- _What to work on_
Leaving out the pictures, retype the lines from the beginning of the listing through the line containing "1.64, 1.835, 2.012]".

- _Provided data_

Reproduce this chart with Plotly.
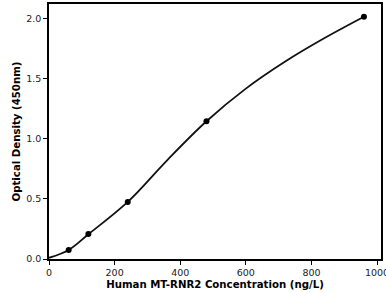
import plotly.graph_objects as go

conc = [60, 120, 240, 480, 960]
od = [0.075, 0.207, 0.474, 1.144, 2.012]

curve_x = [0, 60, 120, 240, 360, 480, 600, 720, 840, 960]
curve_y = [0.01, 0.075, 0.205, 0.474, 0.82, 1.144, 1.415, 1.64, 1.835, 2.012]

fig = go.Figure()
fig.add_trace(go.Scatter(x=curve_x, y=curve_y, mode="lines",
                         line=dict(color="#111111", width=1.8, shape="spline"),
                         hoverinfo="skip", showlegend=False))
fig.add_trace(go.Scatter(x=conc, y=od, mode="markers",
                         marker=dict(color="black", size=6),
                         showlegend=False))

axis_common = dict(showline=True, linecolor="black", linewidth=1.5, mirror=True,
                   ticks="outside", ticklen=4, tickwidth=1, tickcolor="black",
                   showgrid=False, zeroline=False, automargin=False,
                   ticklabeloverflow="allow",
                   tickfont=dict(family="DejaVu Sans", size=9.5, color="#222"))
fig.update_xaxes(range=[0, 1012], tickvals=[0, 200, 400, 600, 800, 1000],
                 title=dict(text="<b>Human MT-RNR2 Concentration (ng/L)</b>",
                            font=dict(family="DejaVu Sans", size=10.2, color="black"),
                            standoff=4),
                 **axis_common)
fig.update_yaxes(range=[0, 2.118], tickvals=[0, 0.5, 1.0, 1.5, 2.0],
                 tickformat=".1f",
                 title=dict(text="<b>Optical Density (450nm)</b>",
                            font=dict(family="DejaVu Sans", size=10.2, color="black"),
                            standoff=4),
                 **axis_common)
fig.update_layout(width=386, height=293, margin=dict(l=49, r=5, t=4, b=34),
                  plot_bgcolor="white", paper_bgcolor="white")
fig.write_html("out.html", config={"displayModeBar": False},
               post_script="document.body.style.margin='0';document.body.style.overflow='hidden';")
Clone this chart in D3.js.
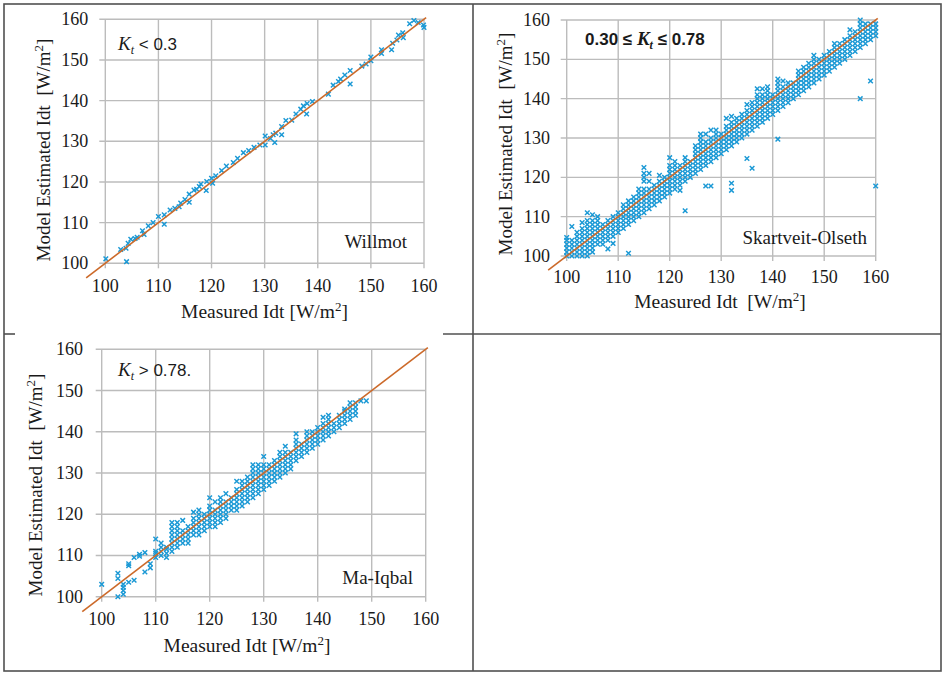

- _Expected answer_
Reproduce this chart with Plotly.
import plotly.graph_objects as go

conc = [60, 120, 240, 480, 960]
od = [0.075, 0.207, 0.474, 1.144, 2.012]

curve_x = [0, 60, 120, 240, 360, 480, 600, 720, 840, 960]
curve_y = [0.01, 0.075, 0.205, 0.474, 0.82, 1.144, 1.415, 1.64, 1.835, 2.012]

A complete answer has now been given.